Também num claro sinal de que quer o apoio das massas, ele declarou que vai ajudar a família do mineiro morto anteontem em confronto de manifestantes com soldados do Exército em Sucre. "A prioridade é dar alívio humanitário aos familiares do falecido, atenção aos feridos e trabalhar na solução dos conflitos sociais para recuperar a estabilidade." Sobre seu gabinete, ele disse apenas que quer homens e mulheres comprometidos e que tenham integridade.

Ontem pela manhã, ainda em Sucre, o presidente entrou em contato com o prefeito de Chuquisaca, Carlos Cortéz, para saber como está a situação desse Departamento. Cortéz declarou que a região não sofre tantas ameaças quanto outras da Bolívia, mas a situação social preocupa.
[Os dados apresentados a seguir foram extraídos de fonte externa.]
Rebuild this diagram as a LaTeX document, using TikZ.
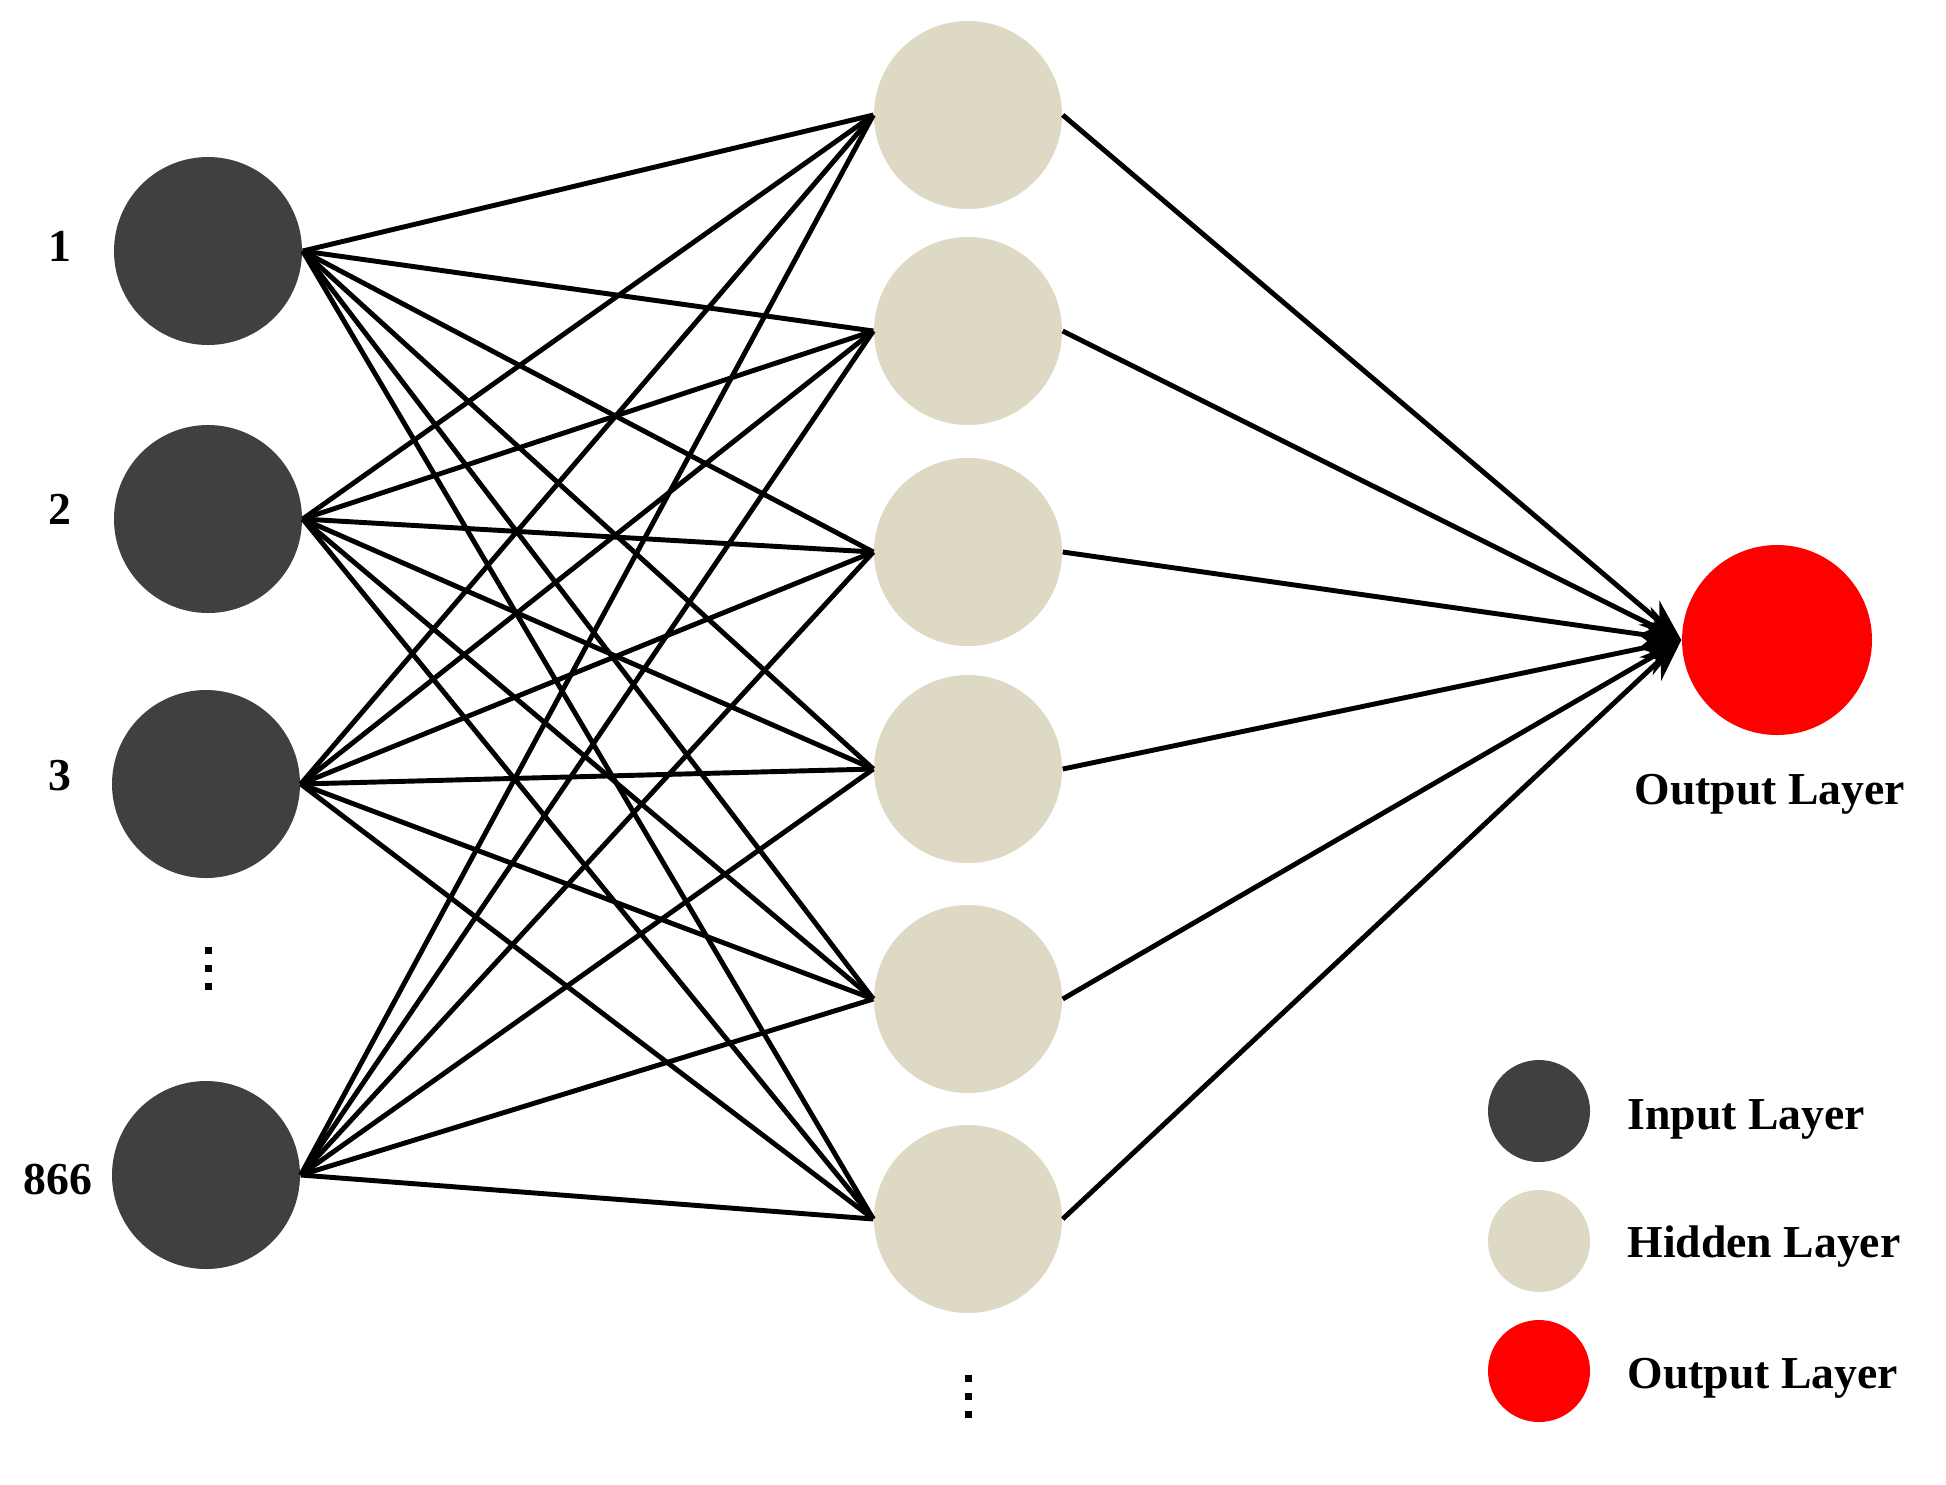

No aeroporto a caminho de La Paz, o presidente confirmou que sua primeira visita oficial será à cidade de El Alto, vizinha da capital e um dos maiores focos rebeldes e berço de movimentos sociais que radicalizaram o país com bloqueios e marchas, transtornando a vida de todos. Trata-se de gesto simbólico. "Vamos fazer todo o possível para pacificar.

À exceção de mineiros concentrados numa praça em La Paz, que realizaram um enterro simbólico de seu companheiro morto em Sucre, os movimentos sociais deram uma trégua ao novo presidente. Os bloqueios foram liberados, não há mais protestos e a vida dos bolivianos começa a ser retomada.

Os aeroportos ainda trabalharam irregularmente ontem, depois de uma greve de quase 24 horas. Em Sucre, a companhia Aerosur cancelou um vôo regular para poder acomodar os parlamentares que estavam na cidade anteontem e queriam voltar às suas cidades. Uma funcionária informava: "Eles compraram o vôo, lamento." E compraram também 15 chapéus típicos da região. Um dos parlamentares ainda brincou: "É o vôo dos sombreiros."

Ainda levará alguns dias para que se regularize o abastecimento de combustível no país. Com os protestos e a falta de gasolina, o litro chegou a custar 15 bolivianos (a moeda local), cinco vezes o valor normal. Os primeiros caminhões começaram a abastecer postos de La Paz. Já havia, no fim da tarde, ônibus públicos pela cidade.

Um dos líderes oposicionistas, o cocaleiro Evo Morales, afirmou que os líderes sindicais, mineiros e camponeses, estavam interrompendo os protestos como uma prova de que vão aceitar uma trégua. "As mobilizações começaram para transformar a Bolívia. Agora temos que dar tempo ao novo presidente para organizar sua equipe de trabalho", afirmou.